## START
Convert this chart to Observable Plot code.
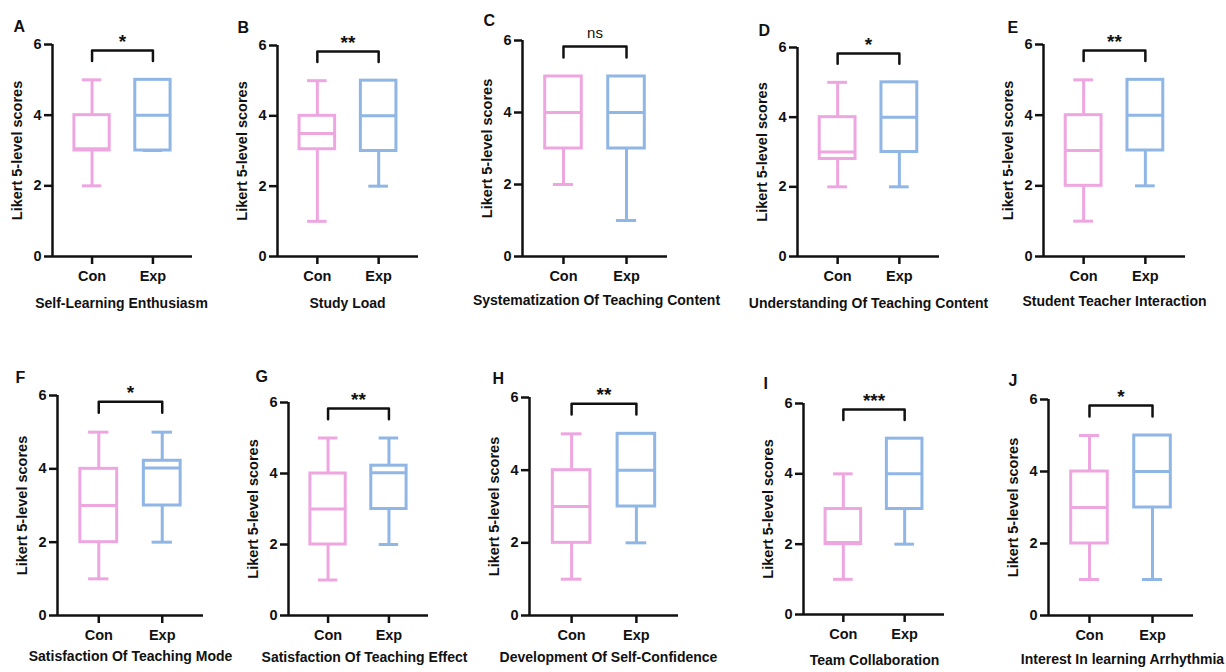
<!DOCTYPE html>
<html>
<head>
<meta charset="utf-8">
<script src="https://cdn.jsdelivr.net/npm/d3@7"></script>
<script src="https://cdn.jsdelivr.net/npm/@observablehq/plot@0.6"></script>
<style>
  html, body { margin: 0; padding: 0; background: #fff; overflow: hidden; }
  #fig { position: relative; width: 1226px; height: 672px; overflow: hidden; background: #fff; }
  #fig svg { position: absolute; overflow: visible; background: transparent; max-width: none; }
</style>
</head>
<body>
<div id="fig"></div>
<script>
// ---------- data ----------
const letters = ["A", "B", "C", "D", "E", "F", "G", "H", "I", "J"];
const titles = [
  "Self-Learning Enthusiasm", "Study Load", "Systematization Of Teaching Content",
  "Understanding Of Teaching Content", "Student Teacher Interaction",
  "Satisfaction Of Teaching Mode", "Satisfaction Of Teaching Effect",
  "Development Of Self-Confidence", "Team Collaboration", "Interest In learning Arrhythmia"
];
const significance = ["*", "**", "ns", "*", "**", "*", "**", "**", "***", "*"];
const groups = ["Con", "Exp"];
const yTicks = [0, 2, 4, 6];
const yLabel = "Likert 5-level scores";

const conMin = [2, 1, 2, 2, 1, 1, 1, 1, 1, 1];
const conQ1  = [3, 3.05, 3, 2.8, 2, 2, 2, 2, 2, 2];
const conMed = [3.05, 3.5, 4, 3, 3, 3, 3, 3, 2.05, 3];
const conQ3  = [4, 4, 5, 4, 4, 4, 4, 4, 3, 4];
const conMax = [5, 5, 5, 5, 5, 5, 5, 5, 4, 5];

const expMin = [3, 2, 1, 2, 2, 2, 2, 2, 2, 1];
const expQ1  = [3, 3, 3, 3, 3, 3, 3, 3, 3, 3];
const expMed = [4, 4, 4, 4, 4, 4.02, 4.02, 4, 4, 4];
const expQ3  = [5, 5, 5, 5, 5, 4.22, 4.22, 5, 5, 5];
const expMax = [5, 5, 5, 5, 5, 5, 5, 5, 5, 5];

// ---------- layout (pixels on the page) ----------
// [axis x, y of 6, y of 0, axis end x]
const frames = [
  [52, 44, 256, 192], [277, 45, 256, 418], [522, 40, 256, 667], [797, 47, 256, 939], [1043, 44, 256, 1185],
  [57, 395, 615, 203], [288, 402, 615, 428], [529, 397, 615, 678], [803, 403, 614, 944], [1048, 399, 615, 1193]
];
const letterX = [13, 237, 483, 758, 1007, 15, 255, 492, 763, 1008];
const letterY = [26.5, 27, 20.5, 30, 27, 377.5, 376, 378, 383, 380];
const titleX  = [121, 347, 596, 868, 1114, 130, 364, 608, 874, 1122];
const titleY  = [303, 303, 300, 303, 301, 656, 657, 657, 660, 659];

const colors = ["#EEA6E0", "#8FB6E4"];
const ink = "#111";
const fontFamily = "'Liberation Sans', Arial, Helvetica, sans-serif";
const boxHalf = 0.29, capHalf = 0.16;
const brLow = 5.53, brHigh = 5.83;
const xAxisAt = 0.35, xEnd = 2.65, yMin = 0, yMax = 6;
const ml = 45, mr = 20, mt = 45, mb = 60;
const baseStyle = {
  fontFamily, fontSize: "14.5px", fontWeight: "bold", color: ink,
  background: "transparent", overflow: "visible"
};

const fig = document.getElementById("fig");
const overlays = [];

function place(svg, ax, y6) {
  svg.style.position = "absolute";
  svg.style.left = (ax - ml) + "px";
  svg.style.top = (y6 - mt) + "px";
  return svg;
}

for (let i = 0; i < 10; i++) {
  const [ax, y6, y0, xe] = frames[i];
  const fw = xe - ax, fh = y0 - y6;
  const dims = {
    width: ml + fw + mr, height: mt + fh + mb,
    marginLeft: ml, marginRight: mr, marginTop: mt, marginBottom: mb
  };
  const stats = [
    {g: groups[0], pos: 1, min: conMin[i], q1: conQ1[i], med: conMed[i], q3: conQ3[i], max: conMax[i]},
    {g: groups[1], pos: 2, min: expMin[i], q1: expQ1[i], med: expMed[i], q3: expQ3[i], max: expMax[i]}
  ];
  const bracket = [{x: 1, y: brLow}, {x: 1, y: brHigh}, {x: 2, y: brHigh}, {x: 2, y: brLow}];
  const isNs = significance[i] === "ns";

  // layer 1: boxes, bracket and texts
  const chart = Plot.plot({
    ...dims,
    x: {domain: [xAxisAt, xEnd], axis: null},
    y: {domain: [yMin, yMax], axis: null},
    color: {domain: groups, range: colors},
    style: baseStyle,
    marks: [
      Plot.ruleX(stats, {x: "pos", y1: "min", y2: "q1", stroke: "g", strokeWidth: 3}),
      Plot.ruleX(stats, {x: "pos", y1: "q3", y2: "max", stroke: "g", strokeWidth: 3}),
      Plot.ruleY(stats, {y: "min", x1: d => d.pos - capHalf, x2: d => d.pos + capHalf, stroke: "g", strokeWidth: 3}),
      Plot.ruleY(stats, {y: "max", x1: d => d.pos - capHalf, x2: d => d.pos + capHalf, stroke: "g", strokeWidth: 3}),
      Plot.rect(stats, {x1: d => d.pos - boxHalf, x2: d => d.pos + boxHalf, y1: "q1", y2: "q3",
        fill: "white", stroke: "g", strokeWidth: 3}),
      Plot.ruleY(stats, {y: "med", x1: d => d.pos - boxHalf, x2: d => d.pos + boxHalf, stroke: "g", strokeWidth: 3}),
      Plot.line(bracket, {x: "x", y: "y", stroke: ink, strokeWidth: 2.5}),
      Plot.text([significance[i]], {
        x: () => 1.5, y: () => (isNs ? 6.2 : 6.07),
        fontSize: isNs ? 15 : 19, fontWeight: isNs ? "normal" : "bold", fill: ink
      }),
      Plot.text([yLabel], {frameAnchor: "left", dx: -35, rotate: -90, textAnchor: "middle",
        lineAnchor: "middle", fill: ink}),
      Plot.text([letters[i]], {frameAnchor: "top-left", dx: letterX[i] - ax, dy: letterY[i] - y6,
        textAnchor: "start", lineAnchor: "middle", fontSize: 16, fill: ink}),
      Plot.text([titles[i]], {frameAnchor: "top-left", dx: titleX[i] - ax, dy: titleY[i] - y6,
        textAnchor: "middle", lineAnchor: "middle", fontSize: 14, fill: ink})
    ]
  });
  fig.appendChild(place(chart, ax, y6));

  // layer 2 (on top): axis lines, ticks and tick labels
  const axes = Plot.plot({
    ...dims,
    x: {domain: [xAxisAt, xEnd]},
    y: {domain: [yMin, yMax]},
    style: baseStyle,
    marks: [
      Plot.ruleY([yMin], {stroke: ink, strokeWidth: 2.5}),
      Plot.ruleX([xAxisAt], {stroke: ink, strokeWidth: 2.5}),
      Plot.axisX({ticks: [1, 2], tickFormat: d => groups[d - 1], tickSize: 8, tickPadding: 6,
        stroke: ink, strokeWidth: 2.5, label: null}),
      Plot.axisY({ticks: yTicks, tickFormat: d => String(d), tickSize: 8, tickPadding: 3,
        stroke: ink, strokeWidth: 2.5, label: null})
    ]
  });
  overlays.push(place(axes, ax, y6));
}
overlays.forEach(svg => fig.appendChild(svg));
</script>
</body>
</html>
## END
Your goal
Within the material above, find the lines that contain the word "chart"; copy them.

Task response
Convert this chart to Observable Plot code.
  const chart = Plot.plot({
  fig.appendChild(place(chart, ax, y6));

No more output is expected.